Usually I would wait until later in the summer to fish them extensively, of course it was usually later in the summer when we were up there, but the ponds would get grown in with weeds and moss and to bait fish them was a constant snag.  I could use flies though and just float them above the moss on the water and it was very effective.

In fact I caught the largest Brook Trout I have ever caught out of those ponds.  He was a 3 1/2 pounder and was a real surprise when I caught him.  However I did get several good sized brooks fishing there.  I still regret to this day that I kept them.  I should have released them and left them to fight another day---but I didn't.

It has been a good number of years but I finally returned to Moon Lake.  I think the last time I was here was about 1965-66 when the Guard unit I was in was graveling the road that crossed the Reservation.  That is at least 45 years ago.

What is amazing is that nothing has changed.  The lodge is still the same and the cabins also.  The campgrounds have been improved and expanded but the lodge is still the same.  It is like walking back in time.  There is still 15 cabins and that was what there was before.

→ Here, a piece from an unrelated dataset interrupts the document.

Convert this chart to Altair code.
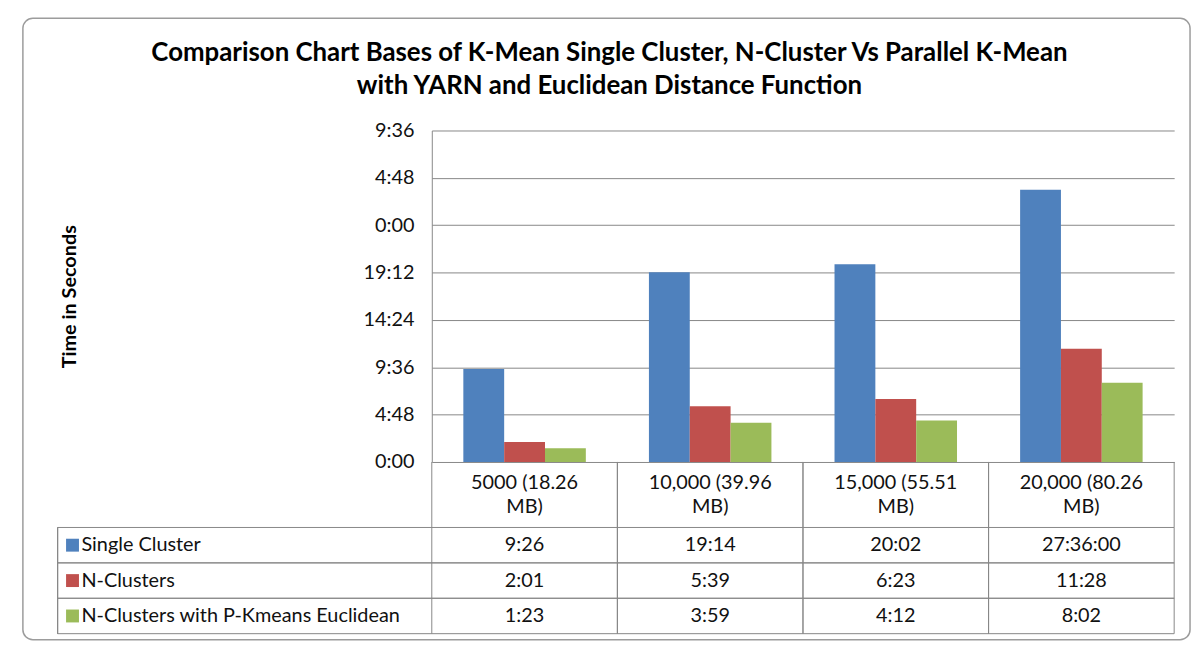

One thing I did notice though, the water was quite muddy and had a lot of debris in it.  I was told that the reason was that the Forest Service had been removing some check dams from the streams coming from the Brown Ducks.  The dams were built back in the 30's and 40's by the WPA and the CCC as check dams for flood control but were no longer needed.

I used to fly fish the lake in the evening when the sun was going down.  We would troll up the lake and I could fly fish out the front of the boat and I used to get some very nice brown trout along on that shore.  

    It proved to be a very satisfying trip and a step back into time for me and I am glad I did not wait any longer to make the trip back.  And it will not be long before my next trip back, I still need to wet a fly in those beaver ponds!  Besides August is just next month but the meantime 'Strawberry River'!